Pada awalnya sejarawan meyakini bahwa Islam menyebar di masyarakat Nusantara dengan cara yang umumnya berlangsung damai, dan dari abad ke-14 sampai akhir abad ke-19 Nusantara melihat hampir tidak ada aktivitas misionaris Muslim terorganisir. Namun klaim ini kemudian dibantah oleh temuan sejarawan bahwa beberapa bagian dari Jawa, seperti Suku Sunda di Jawa Barat dan kerajaan Majapahit di Jawa Timur ditaklukkan oleh Muslim Jawa dari Kesultanan Demak. Kerajaan Hindu-Buddha Sunda Pajajaran ditaklukkan oleh kaum Muslim di abad ke-16, sedangkan bagian pesisir-Muslim dan pedalaman Jawa Timur yang Hindu-Buddha sering berperang. Pendiri Kesultanan Aceh Ali Mughayat Syah memulai kampanye militer pada tahun 1520 untuk mendominasi bagian utara Sumatera dan mengkonversi penduduknya menjadi Islam. Penyebaran terorganisir Islam juga terbukti dengan adanya Wali Sanga (sembilan orang suci) yang diakui mempunyai andil besar dalam Islamisasi Nusantara secara sistematis selama periode ini.

2.2.1    Islam di Sumatera Utara
Masjid di Sumatera Barat dengan arsitektur tradisional Minangkabau.

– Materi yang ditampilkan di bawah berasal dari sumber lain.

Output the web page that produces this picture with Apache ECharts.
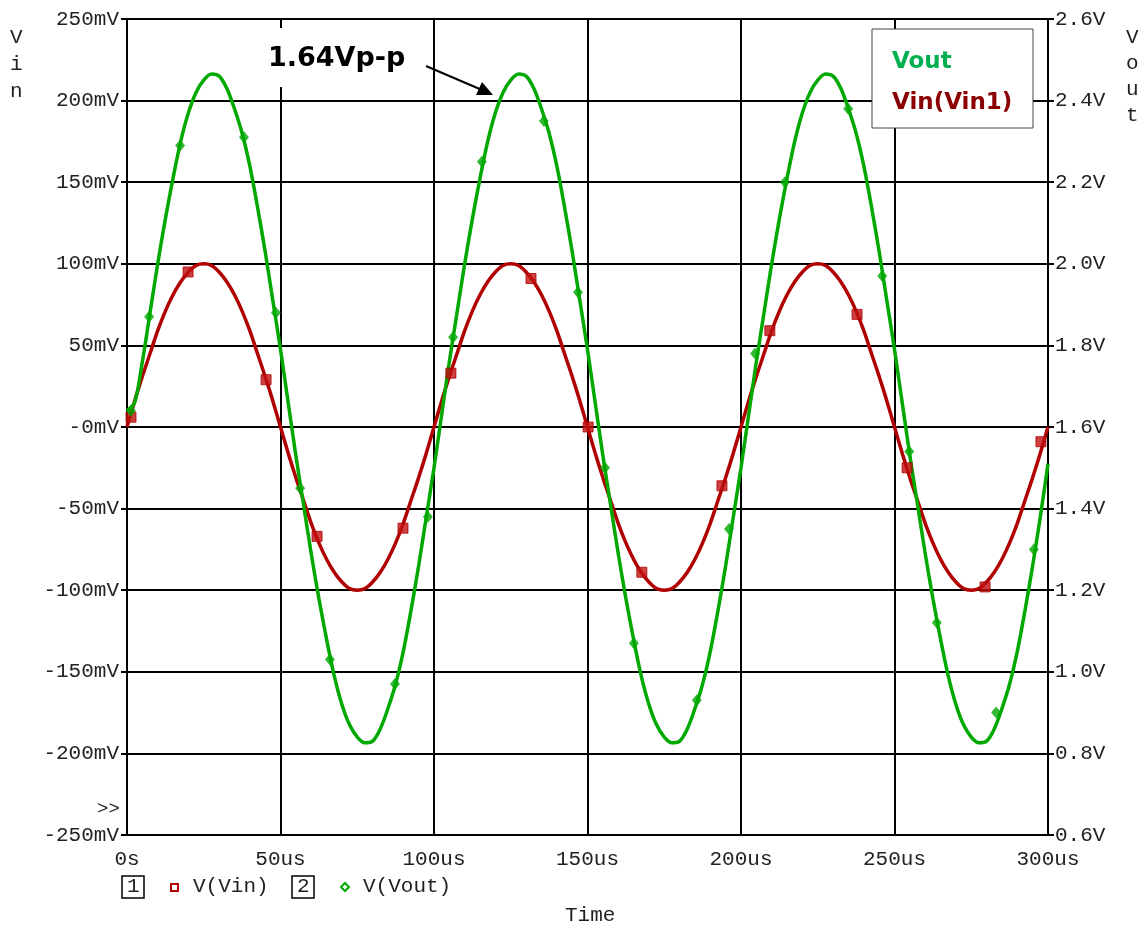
<!DOCTYPE html>
<html>
<head>
<meta charset="utf-8" />
<title>Vin / Vout</title>
<script type="text/javascript" src="https://cdn.jsdelivr.net/npm/echarts@6/dist/echarts.min.js"></script>
<style>
    html, body { margin: 0; padding: 0; background: #fff; }
    #main { width: 1146px; height: 925px; }
</style>
</head>
<body>
<div id="main"></div>
<script type="text/javascript">
    // sample times (us)
    var times = [0, 2.5, 5, 7.5, 10, 12.5, 15, 17.5, 20, 22.5, 25, 27.5, 30, 32.5, 35, 37.5, 40, 42.5, 45, 47.5,
                 50, 52.5, 55, 57.5, 60, 62.5, 65, 67.5, 70, 72.5, 75, 77.5, 80, 82.5, 85, 87.5, 90, 92.5, 95, 97.5,
                 100, 102.5, 105, 107.5, 110, 112.5, 115, 117.5, 120, 122.5, 125, 127.5, 130, 132.5, 135, 137.5, 140, 142.5, 145, 147.5,
                 150, 152.5, 155, 157.5, 160, 162.5, 165, 167.5, 170, 172.5, 175, 177.5, 180, 182.5, 185, 187.5, 190, 192.5, 195, 197.5,
                 200, 202.5, 205, 207.5, 210, 212.5, 215, 217.5, 220, 222.5, 225, 227.5, 230, 232.5, 235, 237.5, 240, 242.5, 245, 247.5,
                 250, 252.5, 255, 257.5, 260, 262.5, 265, 267.5, 270, 272.5, 275, 277.5, 280, 282.5, 285, 287.5, 290, 292.5, 295, 297.5, 300];
    // V(Vin) in mV
    var vin = [0, 16, 31, 45, 59, 71, 81, 89, 95, 99, 100, 99, 95, 89, 81, 71, 59, 45, 31, 16,
               0, -16, -31, -45, -59, -71, -81, -89, -95, -99, -100, -99, -95, -89, -81, -71, -59, -45, -31, -16,
               0, 16, 31, 45, 59, 71, 81, 89, 95, 99, 100, 99, 95, 89, 81, 71, 59, 45, 31, 16,
               0, -16, -31, -45, -59, -71, -81, -89, -95, -99, -100, -99, -95, -89, -81, -71, -59, -45, -31, -16,
               0, 16, 31, 45, 59, 71, 81, 89, 95, 99, 100, 99, 95, 89, 81, 71, 59, 45, 31, 16,
               0, -16, -31, -45, -59, -71, -81, -89, -95, -99, -100, -99, -95, -89, -81, -71, -59, -45, -31, -16, 0];
    // V(Vout) in V
    var vout = [1.64, 1.66, 1.76, 1.88, 2.00, 2.11, 2.21, 2.30, 2.37, 2.42, 2.45, 2.465, 2.46, 2.43, 2.38, 2.32, 2.24, 2.14, 2.03, 1.91,
                1.79, 1.66, 1.53, 1.41, 1.29, 1.18, 1.08, 0.99, 0.92, 0.87, 0.84, 0.826, 0.83, 0.86, 0.91, 0.97, 1.05, 1.15, 1.26, 1.38,
                1.50, 1.63, 1.76, 1.88, 2.00, 2.11, 2.21, 2.30, 2.37, 2.42, 2.45, 2.465, 2.46, 2.43, 2.38, 2.32, 2.24, 2.14, 2.03, 1.91,
                1.79, 1.66, 1.53, 1.41, 1.29, 1.18, 1.08, 0.99, 0.92, 0.87, 0.84, 0.826, 0.83, 0.86, 0.91, 0.97, 1.05, 1.15, 1.26, 1.38,
                1.50, 1.63, 1.76, 1.88, 2.00, 2.11, 2.21, 2.30, 2.37, 2.42, 2.45, 2.465, 2.46, 2.43, 2.38, 2.32, 2.24, 2.14, 2.03, 1.91,
                1.79, 1.66, 1.53, 1.41, 1.29, 1.18, 1.08, 0.99, 0.92, 0.87, 0.84, 0.826, 0.83, 0.86, 0.91, 0.97, 1.05, 1.15, 1.26, 1.38, 1.51];

    // marker points
    var vinMarkT = [1.3, 19.9, 45.3, 61.9, 89.9, 105.5, 131.6, 150.2, 167.7, 193.8, 209.4, 237.8, 254.1, 279.5, 297.7];
    var vinMarkV = [6, 95, 29, -67, -62, 33, 91, 0, -89, -36, 59, 69, -25, -98, -9];
    var voutMarkT = [1.3, 7.2, 17.3, 38.1, 48.5, 56.4, 66.1, 87.3, 98.0, 106.2, 115.6, 135.8, 146.9, 155.7, 165.1,
                     185.6, 196.1, 204.6, 214.3, 234.9, 246.0, 254.8, 263.8, 283.1, 295.4];
    var voutMarkV = [1.64, 1.87, 2.29, 2.31, 1.88, 1.45, 1.03, 0.97, 1.38, 1.82, 2.25, 2.35, 1.93, 1.50, 1.07,
                     0.93, 1.35, 1.78, 2.20, 2.38, 1.97, 1.54, 1.12, 0.90, 1.30];

    // tick labels
    var timeTicks = {0: '0s', 50: '50us', 100: '100us', 150: '150us', 200: '200us', 250: '250us', 300: '300us'};
    var vinTicks = {'-250': '-250mV', '-200': '-200mV', '-150': '-150mV', '-100': '-100mV', '-50': '-50mV', '0': '-0mV',
                    '50': '50mV', '100': '100mV', '150': '150mV', '200': '200mV', '250': '250mV'};
    var voutTicks = ['0.6V', '0.8V', '1.0V', '1.2V', '1.4V', '1.6V', '1.8V', '2.0V', '2.2V', '2.4V', '2.6V'];

    function pairs(xs, ys) {
        var out = [];
        for (var i = 0; i < xs.length; i++) {
            out.push([xs[i], ys[i]]);
        }
        return out;
    }

    var RED = '#b00000';
    var GREEN = '#00a800';
    var MONO = 'Liberation Mono';
    var labelStyle = { color: '#222', fontFamily: MONO, fontSize: 21 };

    var myChart = echarts.init(document.getElementById('main'));
    myChart.setOption({
        animation: false,
        backgroundColor: '#fff',
        grid: { left: 127, right: 98, top: 19, bottom: 90 },
        xAxis: {
            type: 'value', min: 0, max: 300, interval: 50,
            axisLine: { lineStyle: { color: '#000', width: 2 } },
            axisTick: { show: true, length: 6, lineStyle: { color: '#000', width: 2 } },
            splitLine: { show: true, lineStyle: { color: '#000', width: 2 } },
            axisLabel: Object.assign({ margin: 14, formatter: function (v) { return timeTicks[v]; } }, labelStyle)
        },
        yAxis: [
            {
                type: 'value', min: -250, max: 250, interval: 50,
                axisLine: { show: true, lineStyle: { color: '#000', width: 2 } },
                axisTick: { show: true, length: 6, lineStyle: { color: '#000', width: 2 } },
                splitLine: { show: true, lineStyle: { color: '#000', width: 2 } },
                axisLabel: Object.assign({ margin: 8, formatter: function (v) { return vinTicks[String(Math.round(v))]; } }, labelStyle)
            },
            {
                type: 'value', min: 0.6, max: 2.6, interval: 0.2,
                axisLine: { show: true, lineStyle: { color: '#000', width: 2 } },
                axisTick: { show: true, length: 6, lineStyle: { color: '#000', width: 2 } },
                splitLine: { show: false },
                axisLabel: Object.assign({ margin: 7, formatter: function (v) { return voutTicks[Math.round((v - 0.6) / 0.2)]; } }, labelStyle)
            }
        ],
        series: [
            {
                name: 'V(Vin)', type: 'line', yAxisIndex: 0, smooth: 0.3, showSymbol: false,
                data: pairs(times, vin),
                lineStyle: { color: RED, width: 3.5 }, z: 3
            },
            {
                name: 'V(Vout)', type: 'line', yAxisIndex: 1, smooth: 0.3, showSymbol: false,
                data: pairs(times, vout),
                lineStyle: { color: GREEN, width: 3.5 }, z: 4
            },
            {
                type: 'scatter', yAxisIndex: 0, symbol: 'rect', symbolSize: 10,
                data: pairs(vinMarkT, vinMarkV),
                itemStyle: { color: '#c01010', borderColor: RED, borderWidth: 1 }, z: 5
            },
            {
                type: 'scatter', yAxisIndex: 1, symbol: 'diamond', symbolSize: [10, 12],
                data: pairs(voutMarkT, voutMarkV),
                itemStyle: { color: GREEN }, z: 6
            }
        ],
        graphic: [
            // axis names written vertically
            { type: 'text', left: 10, top: 24, style: { text: 'V\ni\nn', font: '21px ' + MONO, lineHeight: 27, fill: '#222' } },
            { type: 'text', left: 1126, top: 24, style: { text: 'V\no\nu\nt', font: '21px ' + MONO, lineHeight: 26, fill: '#222' } },
            { type: 'text', left: 97, top: 799, style: { text: '>>', font: '19px ' + MONO, fill: '#222' } },
            { type: 'text', left: 565, top: 905, style: { text: 'Time', font: '21px ' + MONO, fill: '#222' } },
            // bottom trace list
            { type: 'rect', shape: { x: 122, y: 876, width: 22, height: 22 }, style: { fill: '#fff', stroke: '#000', lineWidth: 1.5 } },
            { type: 'text', left: 127, top: 876, style: { text: '1', font: '21px ' + MONO, fill: '#222' } },
            { type: 'rect', shape: { x: 171, y: 884, width: 7, height: 7 }, style: { fill: '#fff', stroke: RED, lineWidth: 2 } },
            { type: 'text', left: 193, top: 876, style: { text: 'V(Vin)', font: '21px ' + MONO, fill: '#222' } },
            { type: 'rect', shape: { x: 292, y: 876, width: 22, height: 22 }, style: { fill: '#fff', stroke: '#000', lineWidth: 1.5 } },
            { type: 'text', left: 297, top: 876, style: { text: '2', font: '21px ' + MONO, fill: '#222' } },
            { type: 'polygon', shape: { points: [[345, 883], [349, 887], [345, 891], [341, 887]] }, style: { fill: '#fff', stroke: GREEN, lineWidth: 2 } },
            { type: 'text', left: 363, top: 876, style: { text: 'V(Vout)', font: '21px ' + MONO, fill: '#222' } },
            // legend box top right
            { type: 'rect', z: 10, shape: { x: 872, y: 29, width: 161, height: 99 }, style: { fill: '#fff', stroke: '#444', lineWidth: 1 } },
            { type: 'text', z: 11, left: 892, top: 51, style: { text: 'Vout', font: 'bold 23px "DejaVu Sans"', fill: '#00b050' } },
            { type: 'text', z: 11, left: 892, top: 92, style: { text: 'Vin(Vin1)', font: 'bold 23px "DejaVu Sans"', fill: '#8b0000' } },
            // peak-to-peak note with arrow
            { type: 'rect', z: 10, shape: { x: 262, y: 28, width: 158, height: 59 }, style: { fill: '#fff' } },
            { type: 'text', z: 11, left: 268, top: 45, style: { text: '1.64Vp-p', font: 'bold 27px "DejaVu Sans"', fill: '#000' } },
            { type: 'line', z: 11, shape: { x1: 426, y1: 66, x2: 482, y2: 90 }, style: { stroke: '#000', lineWidth: 2 } },
            { type: 'polygon', z: 11, shape: { points: [[493, 95], [476, 95], [482, 82]] }, style: { fill: '#000' } }
        ]
    });
</script>
</body>
</html>
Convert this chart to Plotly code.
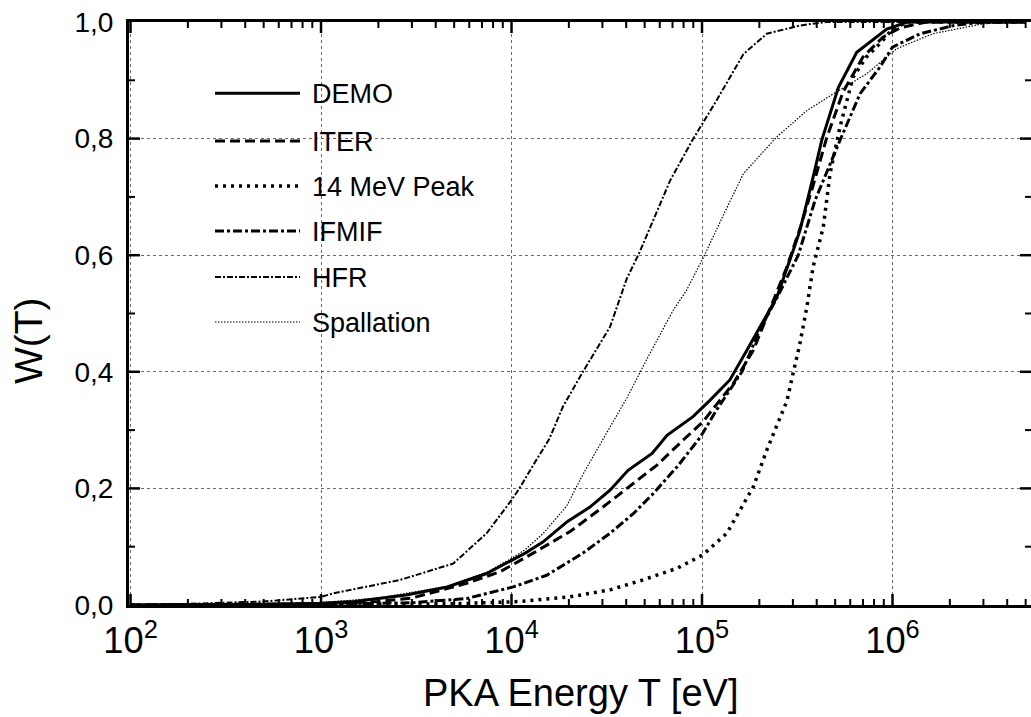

Bukti yang lebih kuat mendokumentasikan transisi budaya yang berlanjut berasal dari dua batu nisan akhir abad ke-14 dari Minye Tujoh di Sumatera Utara, masing-masing dengan tulisan Islam tetapi dengan jenis karakter India dan lainnya Arab. Berasal dari abad ke-14, batu nisan di Brunei, Trengganu (timur laut Malaysia) dan Jawa Timur adalah bukti penyebaran Islam. Batu Trengganu memiliki dominasi bahasa Sansekerta atas kata-kata Arab, menunjukkan representasi pengenalan hukum Islam. Menurut Ying-yai Sheng-lan: survei umum pantai samudra (1433) yang ditulis oleh Ma Huan, pencatat sejarah dan penerjemah Cheng Ho: "negara-negara utama di bagian utara Sumatra sudah merupakan Kesultanan Islam. Pada tahun 1414, ia (Cheng Ho) mengunjungi Kesultanan Malaka, penguasanya Iskandar Shah adalah Muslim dan juga warganya, dan mereka percaya dengan sangat taat".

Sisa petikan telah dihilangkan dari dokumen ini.